9 thoughts on “Unrepresentative Democracy: the poison of first-past-the-post.

    • If you had bothered to read the article (which you clearly have not) I discuss that.

      As yiu have nothing interesting to say, other than something I already did, suggest you toddle off and play somewhere else?

  1. Fascinating stuff. After the Brexit referendum, I asked a few friends why they choose leave and after parroting the campaign slogans, the common thread was that they felt their lives had gotten worse because the elites had ignored them. One lady, who had lived in a “safe” Conservative seat since she had arrived on planet Earth said that her vote never counted until the Brexit referendum. FPTP had robbed her of the feeling of participation and that elections were just something that happened to her.

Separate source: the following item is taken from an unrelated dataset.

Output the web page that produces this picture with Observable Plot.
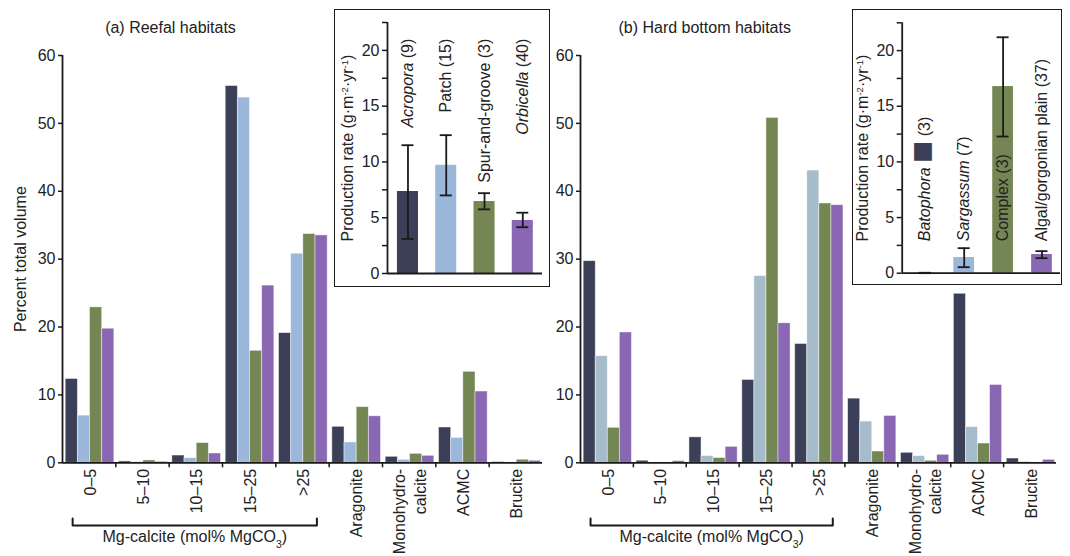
<!DOCTYPE html>
<html><head><meta charset="utf-8">
<script src="https://cdn.jsdelivr.net/npm/d3@7"></script>
<script src="https://cdn.jsdelivr.net/npm/@observablehq/plot@0.6"></script>
<style>
body{margin:0;background:#fff;}
#wrap{position:relative;width:1070px;height:556px;overflow:hidden;font-family:"Liberation Sans",Arial,Helvetica,sans-serif;color:#222;background:#fff;}
.abs{position:absolute;}
.title{font-size:16px;line-height:16px;white-space:nowrap;transform:translateX(-50%);}
.box{border:1.6px solid #1a1a1a;background:#fff;box-sizing:border-box;}
</style></head><body><div id="wrap"></div>
<script>
// ---------- data ----------
const categories = ["0–5","5–10","10–15","15–25",">25","Aragonite","Monohydro-\ncalcite","ACMC","Brucite"];
const mgCalciteLabel = "Mg-calcite (mol% MgCO~3~)";
const yTicks = [0,10,20,30,40,50,60];

const reefalSeries = ["Acropora","Patch","Spur-and-groove","Orbicella"];
const reefalAcropora  = [12.35,0.2,1.07,55.5,19.1,5.3,0.88,5.2,0.1];
const reefalPatch     = [6.95,0.1,0.68,53.8,30.8,3.0,0.44,3.67,0.05];
const reefalSpur      = [22.9,0.35,2.9,16.5,33.7,8.2,1.32,13.4,0.45];
const reefalOrbicella = [19.75,0.15,1.37,26.1,33.5,6.85,1.03,10.5,0.3];

const hardSeries = ["Batophora","Sargassum","Complex","Algal/gorgonian plain"];
const hardBatophora = [29.7,0.3,3.75,12.2,17.5,9.45,1.47,24.9,0.63];
const hardSargassum = [15.7,0.05,1.0,27.5,43.05,6.07,0.98,5.25,0.15];
const hardComplex   = [5.15,0.05,0.7,50.8,38.2,1.66,0.3,2.84,0.05];
const hardAlgal     = [19.2,0.25,2.35,20.55,37.95,6.9,1.18,11.47,0.44];

const insetTicks = [0,2.5,5,7.5,10,12.5,15,17.5,20,22.5];
const insetTitle = "Production rate (g·m^-2^·yr^-1^)";

const reefalInsetLabels = ["*Acropora* (9)","Patch (15)","Spur-and-groove (3)","*Orbicella* (40)"];
const reefalRate     = [7.35,9.7,6.45,4.75];
const reefalRateLow  = [3.1,7.0,5.75,4.15];
const reefalRateHigh = [11.5,12.4,7.2,5.45];

const hardInsetLabels = ["*Batophora* ■ (3)","*Sargassum* (7)","Complex (3)","Algal/gorgonian plain (37)"];
const hardRate     = [0.02,1.41,16.77,1.68];
const hardRateLow  = [0.0,0.54,12.28,1.35];
const hardRateHigh = [0.04,2.25,21.2,1.98];

// ---------- styles ----------
const ink = "#1a1a1a";
const cDark = "#3b3f57", cBlue = "#9bb8db", cGreyBlue = "#a7bccb", cGreen = "#748653", cPurple = "#8a67b3";
const FONT = "Liberation Sans, Arial, Helvetica, sans-serif";
const baseStyle = {fontFamily: FONT, fontSize: "16px", color: "#222", background: "none", overflow: "visible"};

const wrap = document.getElementById("wrap");
function place(el, left, top) { el.style.position = "absolute"; el.style.left = left + "px"; el.style.top = top + "px"; wrap.appendChild(el); return el; }

// ---------- main panels ----------
function mainChart({width, marginLeft, marginRight, series, colors, values, yLabel}) {
  const rows = [];
  values.forEach((arr, s) => arr.forEach((v, g) => rows.push({g, s, v, series: series[s]})));
  const barStart = 0.06, barW = 0.228;
  const marks = [
    Plot.rectY(rows, {x1: d => d.g + barStart + d.s * barW, x2: d => d.g + barStart + (d.s + 1) * barW,
      y1: 0, y2: "v", fill: "series", stroke: "#fff", strokeOpacity: 0.55, strokeWidth: 0.8}),
    Plot.ruleY([0], {stroke: ink, strokeWidth: 1.8}),
    Plot.ruleX([0], {stroke: ink, strokeWidth: 1.8}),
    Plot.axisY({ticks: yTicks, tickSize: 4, tickPadding: 3, strokeWidth: 1.5, stroke: ink, fontSize: 16, label: null}),
    Plot.axisX({ticks: d3.range(1, categories.length), tickSize: 5, tickFormat: () => "", strokeWidth: 1.5, stroke: ink, label: null}),
    Plot.text(categories, {x: (d, i) => i + 0.5, y: 0, dy: 6, rotate: -90, textAnchor: "end", lineHeight: 1.3, fontSize: 16, fill: "#222"}),
    // bracket under the Mg-calcite classes
    Plot.line([{x: 0.19, y: -8.2}, {x: 0.19, y: -9.23}, {x: 4.77, y: -9.23}, {x: 4.77, y: -8.2}],
      {x: "x", y: "y", stroke: ink, strokeWidth: 2, curve: "linear"}),
    Plot.text([mgCalciteLabel], {x: 2.48, y: -10.9, fontSize: 16, fill: "#222"})
  ];
  if (yLabel) marks.push(Plot.text([yLabel], {frameAnchor: "left", textAnchor: "middle", dx: -42, rotate: -90, fontSize: 16, fill: "#222"}));
  return Plot.plot({
    width, height: 556, marginLeft, marginRight, marginTop: 55, marginBottom: 93.7,
    x: {domain: [0, 9], axis: null},
    y: {domain: [0, 60], axis: null},
    color: {domain: series, range: colors},
    style: baseStyle,
    marks
  });
}

// ---------- insets ----------
function insetChart({width, height, marginLeft, marginRight, marginTop, marginBottom, xMax, center, halfW,
                     labels, colors, rate, low, high, labelY, labelAnchor, titleDx}) {
  const rows = labels.map((l, i) => ({i, l, r: rate[i], lo: low[i], hi: high[i]}));
  const capHW = 6 / ((width - marginLeft - marginRight) / xMax);
  const caps = rows.flatMap(d => [{i: d.i, v: d.lo}, {i: d.i, v: d.hi}]);
  return Plot.plot({
    width, height, marginLeft, marginRight, marginTop, marginBottom,
    x: {domain: [0, xMax], axis: null},
    y: {domain: [0, 22.5], axis: null},
    color: {domain: labels, range: colors},
    style: baseStyle,
    marks: [
      Plot.rectY(rows, {x1: d => d.i + center - halfW, x2: d => d.i + center + halfW, y1: 0, y2: "r", fill: "l"}),
      Plot.ruleX(rows, {x: d => d.i + center, y1: "lo", y2: "hi", stroke: ink, strokeWidth: 1.8}),
      Plot.ruleY(caps, {y: "v", x1: d => d.i + center - capHW, x2: d => d.i + center + capHW, stroke: ink, strokeWidth: 1.8}),
      Plot.ruleY([0], {stroke: ink, strokeWidth: 1.8}),
      Plot.ruleX([0], {stroke: ink, strokeWidth: 1.8}),
      Plot.axisY({ticks: insetTicks, tickSize: 5, tickPadding: 3, strokeWidth: 1.5, stroke: ink, fontSize: 16,
        tickFormat: d => (d % 5 === 0 ? String(d) : ""), label: null}),
      Plot.text(rows, {x: d => d.i + center, y: labelY, text: "l", rotate: -90, textAnchor: labelAnchor, fontSize: 16, fill: "#222"}),
      Plot.text([insetTitle], {frameAnchor: "left", textAnchor: "middle", dx: titleDx, rotate: -90, fontSize: 16, fill: "#222"})
    ]
  });
}

// ---------- rich text (italic / super / subscript) ----------
const NS = "http://www.w3.org/2000/svg";
function richify(el) {
  const s = el.textContent;
  if (!/[\*\^~■]/.test(s)) return;
  el.textContent = "";
  let it = false, sup = false, sub = false, buf = "";
  const flush = () => {
    if (!buf) return;
    const ts = document.createElementNS(NS, "tspan");
    ts.textContent = buf;
    if (it) ts.setAttribute("font-style", "italic");
    if (sup) { ts.setAttribute("baseline-shift", "super"); ts.setAttribute("font-size", "0.6em"); }
    if (sub) { ts.setAttribute("baseline-shift", "sub"); ts.setAttribute("font-size", "0.65em"); }
    el.appendChild(ts); buf = "";
  };
  for (const ch of s) {
    if (ch === "*") { flush(); it = !it; }
    else if (ch === "^") { flush(); sup = !sup; }
    else if (ch === "~") { flush(); sub = !sub; }
    else if (ch === "■") {
      flush();
      const ts = document.createElementNS(NS, "tspan");
      ts.textContent = "■"; ts.setAttribute("fill", cDark); ts.setAttribute("font-size", "2.3em");
      ts.setAttribute("baseline-shift", "-0.1em");
      el.appendChild(ts);
    } else buf += ch;
  }
  flush();
}

// ---------- build ----------
const a = mainChart({width: 545, marginLeft: 62, marginRight: 3, series: reefalSeries,
  colors: [cDark, cBlue, cGreen, cPurple],
  values: [reefalAcropora, reefalPatch, reefalSpur, reefalOrbicella], yLabel: "Percent total volume"});
place(a, 0, 0);

const b = mainChart({width: 525, marginLeft: 35, marginRight: 14, series: hardSeries,
  colors: [cDark, cGreyBlue, cGreen, cPurple],
  values: [hardBatophora, hardSargassum, hardComplex, hardAlgal], yLabel: null});
place(b, 545, 0);

// inset (a)
const boxA = document.createElement("div"); boxA.className = "box";
boxA.style.width = "215.6px"; boxA.style.height = "277.6px";
place(boxA, 334.2, 9.2);
const ia = insetChart({width: 214, height: 276, marginLeft: 52, marginRight: 7, marginTop: 12, marginBottom: 13,
  xMax: 4.05, center: 0.535, halfW: 0.275, labels: reefalInsetLabels, colors: [cDark, cBlue, cGreen, cPurple],
  rate: reefalRate, low: reefalRateLow, high: reefalRateHigh, labelY: 21.05, labelAnchor: "end", titleDx: -40});
place(ia, 335, 10);

// inset (b)
const boxB = document.createElement("div"); boxB.className = "box";
boxB.style.width = "209.9px"; boxB.style.height = "275.6px";
place(boxB, 851.9, 9.2);
const ib = insetChart({width: 208, height: 274, marginLeft: 48.7, marginRight: 1, marginTop: 12.3, marginBottom: 11.3,
  xMax: 4.07, center: 0.594, halfW: 0.266, labels: hardInsetLabels, colors: [cDark, cBlue, cGreen, cPurple],
  rate: hardRate, low: hardRateLow, high: hardRateHigh, labelY: 2.87, labelAnchor: "start", titleDx: -39});
place(ib, 853, 10);

// titles
const tA = document.createElement("div"); tA.className = "title"; tA.textContent = "(a) Reefal habitats";
place(tA, 170.5, 19.5);
const tB = document.createElement("div"); tB.className = "title"; tB.textContent = "(b) Hard bottom habitats";
place(tB, 704.7, 19.5);

wrap.querySelectorAll("svg text").forEach(t => { if (!t.querySelector("tspan")) richify(t); });
</script></body></html>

    That’s sense of hopelessness was echoed throughout friends of mine. If you had asked any of them to attend an anti-EU march in 2010, they would have laughed at you. However, the referendum had once again demonstrated that their vote didn’t count but this time is was plain to see and there were millions that felt the same.

    The sense of taking back control is what the individual voter wanted. To be heard. To be represented. That’s what they feel they’re getting and in certain ways that may be true but I think removing FPTP is the only way to engage the electorate.

    Thanks again for the insight, it will help bolster my own argument in the future.

  2. The 2011 AV vote was not even a form of PR.

    I had voted for Liberals/Lib Dems in every election from 1983 to 2010 but once they blew the opportunity to have a vote on genuine PR I swore I would never vote for such political imbeciles ever again (even for the council) and I never have!

    About two thirds of the population favoured PR after 2010 but by the time the Lib Dems had been totally outmanoeuvred by Cameron, the AV system interested only a third of the electorate. I voted for it as it was all that was on offer, but I knew it was doomed from the start (just like Swinson’s ineptitude doomed the Lib Dems this time).

    Still, I think he is Sir Nick Clegg now and no doubt a peerage when it suits so that is all fine!

  3. Good article. FPTP isn’t just unfair and corrupt, it is a serious threat to our society as it is a massive disincentive to innovation and change as it supports the largest parties, which tend to be sclerotic and difficult to adopt change that is happening in the wider society, as they look for compromised broad internal agreement on policy. The fact that smaller parties, based on different thinking, are massively disadvantaged is a real problem for the development of the society, as they cannot get any proportionate foothold and grow as they have more influence and respond better to change in social structures and new thinking about how to govern and organise our societies in the face of environmental and existential threats.

  4. I am seeing a lot of progressives bemoaning FPTP at the moment, they blame the voting system for why they lost the election.

    This is so frustrating. They are backing the cause of electoral reform for all the wrong reasons; AND they are looking for excuses as to why they lost which will prevent them doing the soul-searching necessary if we’re going to win next time round and deliver the sort of government we all want. And the fact that in the mind of many progressives, the main reason for FPTP being bad is that the Tories have just won under it, means it will drop off their agenda right at the time they attain the position to implement it.

    • I don’t have a fixed preference. And even if I did, I think it is a matter for some sort of “constitutional convention” type body to discuss and reach a consensus about what alternative(s) to propose?

  5. This would all be a bit more persuasive if we hadn’t just witnessed:

    – an entryist party force its agenda, not just on one of the reluctant majoritarian parties, but on the country as a whole (UKIP)

    – the Conservatives shift their whole policy offer in order to capture a bloc of seats that were previously deemed not to be in play at elections.

    Majoritarian parties are the only way to keep party manifestoes honest and, above all, responsible – you promise it, then you have to do it if you win (or pay the price). There’s no room to hide like there is inside coalition “negotiations”.